Wednesday, October 14, 2020

Dimension 20 and Modern-Style D&D

I first heard about Dimension 20 when they were doing their New York-set campaign called The Unsleeping City. Created for College Humor's Dropout streaming service, it's a D&D webseries played by various funny folks out of the now-defunct College Humor comedy site (though it appears Dimension 20 is still around.)

If you've watched Critical Role, Dimension 20 is a somewhat more carefully produced version of D&D "real play." Rather than live-streaming, the show is recorded and edited somewhat (though not scripted) to allow for sound effects and various close-up shots of the really excellent minis they use.

The comparison with Critical Role is tempting to make, as it's a show that benefits from the fact that its cast is composed of professional performers. However, while Critical Role gets into the long-haul, years-long campaigns, Dimension 20 has done several shorter-term campaigns over its two years.

And the premises for these campaigns are, in a word, heightened. While they've had other players come in for some of its 6 seasons, they've had a regular cast for three of those (I believe the other campaigns have been separated out as "side quests.")

Anyway, the two that I've watched a lot of (though I realized that I never finished the latter) are Fantasy High and The Unsleeping City. The former has the following pitch: D&D meets John Hughs teen movies. The latter is a sort of hidden-fantasy-world-within-the-real-world magical-not-so-realism kind of premise.

The point is, both of these series set high-magic fantasy stories in a world with cars, subways, cell phones, and modern concerns and environments.

Ever since I read the Dark Tower series by Stephen King, I've always been kind of obsessed with the idea of taking Tolkienesque fantasy tropes and using them in a modern setting (admittedly, that's really the jumping-off point - like King, I'm very into surreal weirdness.)

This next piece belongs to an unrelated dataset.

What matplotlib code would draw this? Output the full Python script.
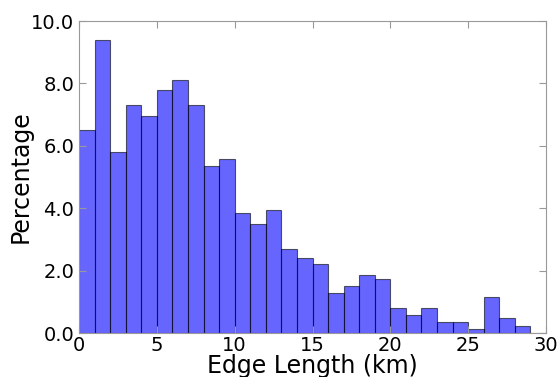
import numpy as np
import matplotlib
matplotlib.use("Agg")
import matplotlib.pyplot as plt
from matplotlib.ticker import FormatStrFormatter

# 1 km bins from 0 to 30, share of edges (%)
bin_left = np.arange(0, 30)
pct = [6.50, 9.40, 5.80, 7.31, 6.95, 7.78, 8.12, 7.31, 5.34, 5.57,
       3.84, 3.49, 3.94, 2.68, 2.42, 2.20, 1.27, 1.50, 1.85, 1.74,
       0.81, 0.58, 0.81, 0.34, 0.34, 0.12, 1.16, 0.48, 0.22, 0.0]

fig = plt.figure(figsize=(5.58, 3.77), dpi=100)
ax = fig.add_axes([0.1416, 0.1167, 0.8369, 0.8273])

ax.bar(bin_left, pct, width=1.0, align="edge", color="blue", alpha=0.6,
       edgecolor="black", linewidth=0.8)

ax.set_xlim(0, 30)
ax.set_ylim(0, 10)
ax.set_xticks([0, 5, 10, 15, 20, 25, 30])
ax.set_yticks([0, 2, 4, 6, 8, 10])
ax.yaxis.set_major_formatter(FormatStrFormatter("%.1f"))
ax.tick_params(direction="in", top=True, right=True, labelsize=14,
               length=5, color="#999999")
ax.tick_params(axis="x", pad=2)
for s in ax.spines.values():
    s.set_color("#999999")

ax.set_xlabel("Edge Length (km)", fontsize=17)
ax.set_ylabel("Percentage", fontsize=17)
ax.xaxis.set_label_coords(0.5, -0.067)
ax.yaxis.set_label_coords(-0.099, 0.5)

fig.savefig("out.png", dpi=100)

The way that Dimension 20 approaches the modern settings in these two campaigns is somewhat different. Fantasy High is set, essentially, in a classic D&D fantasy world, but in which some combination of technological, sociological, and magical progress has created a world that appears quite similar to the latter half of the 20th century and the early 21st. This world is explicitly within the standard D&D cosmos - there are references to Acheron, the Nine Hells, and the distinction between Devils and Demons (though the major devil NPC, who turns out to not be that bad of a guy, actually, is still mostly referred to as a demon for the benefit of people who aren't giant nerdy lore sticklers.) But the player characters are all high school freshmen who have been sent to the Aguefort Adventuring Academy, where the insanely violent life of fantasy adventurers is thrown in up in relief against the reality of teenage life.

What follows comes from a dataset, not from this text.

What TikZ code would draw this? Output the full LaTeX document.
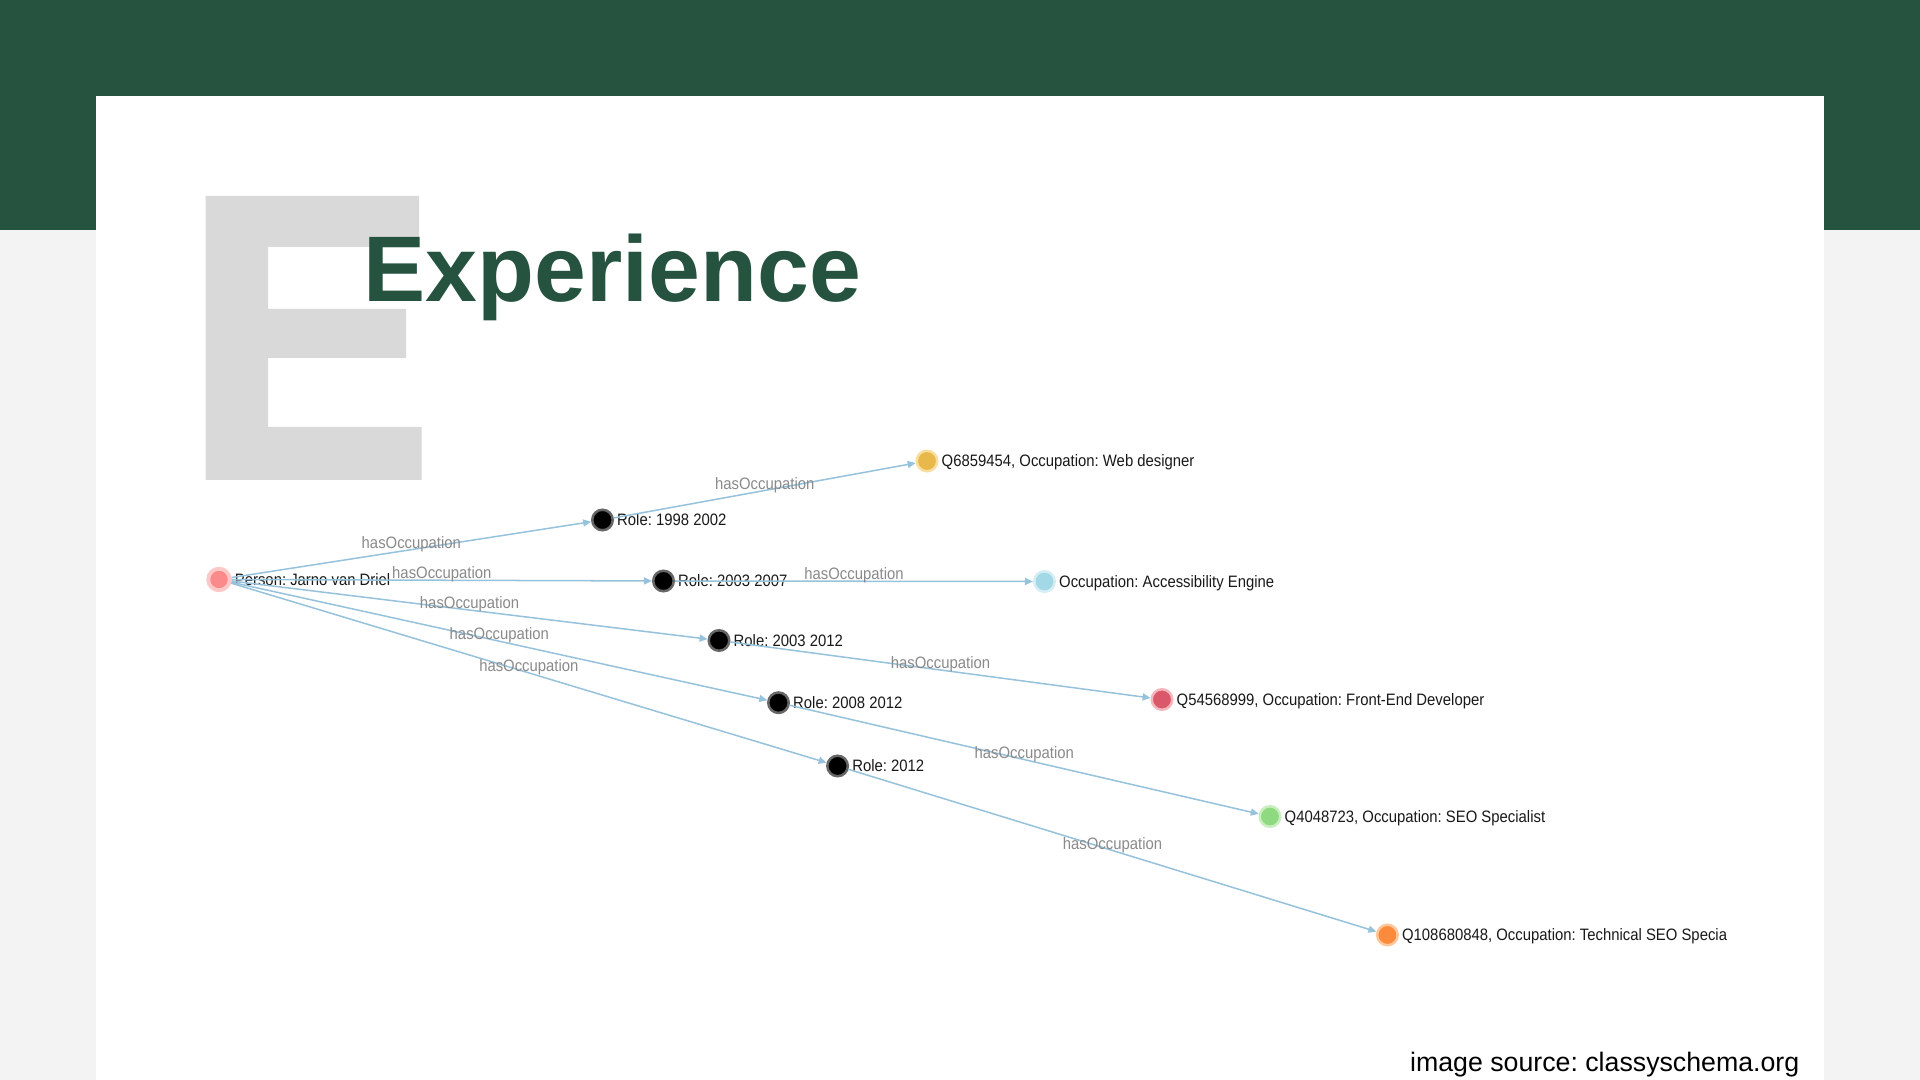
\documentclass[tikz,border=0pt]{standalone}
\usepackage{fontspec}
\setmainfont{Liberation Sans}
\newfontfamily\graphfont[FakeStretch=0.9]{Liberation Sans}
\usetikzlibrary{positioning,arrows.meta}
\frenchspacing

\definecolor{slidegreen}{HTML}{265340}
\definecolor{pagegray}{HTML}{F3F3F3}
\definecolor{bigegray}{HTML}{D9D9D9}
\definecolor{edgeblue}{HTML}{97C2DC}
\definecolor{edgetext}{HTML}{8A8A8A}
\definecolor{personfill}{HTML}{FB8A8A}
\definecolor{personhalo}{HTML}{FDC8C8}
\definecolor{webfill}{HTML}{E8B84A}
\definecolor{webhalo}{HTML}{F8DFA0}
\definecolor{accfill}{HTML}{A3D8E6}
\definecolor{acchalo}{HTML}{D5EEF5}
\definecolor{frontfill}{HTML}{D9596A}
\definecolor{fronthalo}{HTML}{F4B5BD}
\definecolor{seofill}{HTML}{8FDA80}
\definecolor{seohalo}{HTML}{C8EEC0}
\definecolor{techfill}{HTML}{FB8A3C}
\definecolor{techhalo}{HTML}{FDC79C}

\newcommand\graphsize{\fontsize{4.7pt}{5.6pt}\selectfont}

\begin{document}
\begin{tikzpicture}[x=0.01cm, y=-0.01cm,
  dot/.style={circle, minimum size=0.205cm, inner sep=0pt, line width=0.71pt},
  role/.style={dot, fill=black, draw=black!60},
  nodetext/.style={font=\graphfont\graphsize, text=black!90, inner sep=0pt,
    text height=3.36pt, text depth=0pt, right=0.25mm of #1},
  link/.style={draw=edgeblue, line width=0.43pt, -{Triangle[length=0.08cm, width=0.07cm]}},
  linktext/.style={font=\graphfont\graphsize, text=edgetext, inner sep=0pt, yshift=1.6pt}]
\useasboundingbox (0,0) rectangle (1920,1080);

% Slide background
\fill[pagegray] (0,0) rectangle (1920,1080);
\fill[slidegreen] (0,0) rectangle (1920,230);
\fill[white] (96,96) rectangle (1824,1080);

% Big letter E behind the title
\fill[bigegray] (205.6,196) -- (419,196) -- (419,247) -- (268,247) -- (268,309)
  -- (406,309) -- (406,358) -- (268,358) -- (268,427) -- (421.7,427)
  -- (421.7,480) -- (205.6,480) -- cycle;
\node[anchor=base west, inner sep=0pt, text=slidegreen,
  font=\fontsize{26.5pt}{30pt}\selectfont\bfseries] (title) at (363,302) {Experience};

% Person
\node[dot, minimum size=0.215cm, fill=personfill, draw=personhalo, line width=1.1pt] (person) at (219,579.5) {};
\node[nodetext=person] (persontext) {Person: Jarno van Driel};

% Roles
\node[role] (role1) at (602.5,520) {};
\node[role] (role2) at (663.5,581) {};
\node[role] (role3) at (719,640.5) {};
\node[role] (role4) at (778.5,702.7) {};
\node[role] (role5) at (837.6,766) {};
\node[nodetext=role1] (role1text) {Role: 1998 2002};
\node[nodetext=role2] (role2text) {Role: 2003 2007};
\node[nodetext=role3] (role3text) {Role: 2003 2012};
\node[nodetext=role4] (role4text) {Role: 2008 2012};
\node[nodetext=role5] (role5text) {Role: 2012};

% Occupations
\node[dot, fill=webfill, draw=webhalo] (web) at (927,461) {};
\node[dot, fill=accfill, draw=acchalo] (access) at (1044.5,581.5) {};
\node[dot, fill=frontfill, draw=fronthalo] (front) at (1162,699.5) {};
\node[dot, fill=seofill, draw=seohalo] (seo) at (1270,816.5) {};
\node[dot, fill=techfill, draw=techhalo] (tech) at (1387.4,935) {};
\node[nodetext=web] (webtext) {Q6859454, Occupation: Web designer};
\node[nodetext=access] (accesstext) {Occupation: Accessibility Engine};
\node[nodetext=front] (fronttext) {Q54568999, Occupation: Front-End Developer};
\node[nodetext=seo] (seotext) {Q4048723, Occupation: SEO Specialist};
\node[nodetext=tech] (techtext) {Q108680848, Occupation: Technical SEO Specia};

% Edges
\foreach \src/\dst in {person/role1, person/role2, person/role3, person/role4, person/role5,
    role1/web, role2/access, role3/front, role4/seo, role5/tech}
  \draw[link] (\src) -- node[midway, linktext] {hasOccupation} (\dst);

% Credit
\node[anchor=base east, inner sep=0pt, font=\fontsize{7.6pt}{9pt}\selectfont] (credit)
  at (1800,1072) {image source: classyschema.org};
\end{tikzpicture}
\end{document}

Certainly, fantasy stories in high school are nothing new (see: Buffy the Vampire Slayer,) but the series derives a lot of humor from the fact that the sort of person who would run such a school for actual children would have to be a violent psychopath.

The Unsleeping City does something I find really fascinating by taking elements of the real world and interpreting them as if they were the deep lore of a fantasy world. Robert Moses, for example, is a real historical figure who did a lot to shape the way that the city of New York developed, and he plays a key role in the campaign.

I used to live in a neighborhood of Los Angeles called Eagle Rock, and I remember wanting to come up with some sort of fantasy equivalent of the city in which there was some majestic, ancient, intelligent eagle that was a kind of oracle there.

Actually, if you've ever read Neil Gaiman's Neverwhere, I'd say there's a similar vibe to the Unsleeping City.

Anyway, if you find yourself looking for an online D&D show, I definitely think this is worth checking out.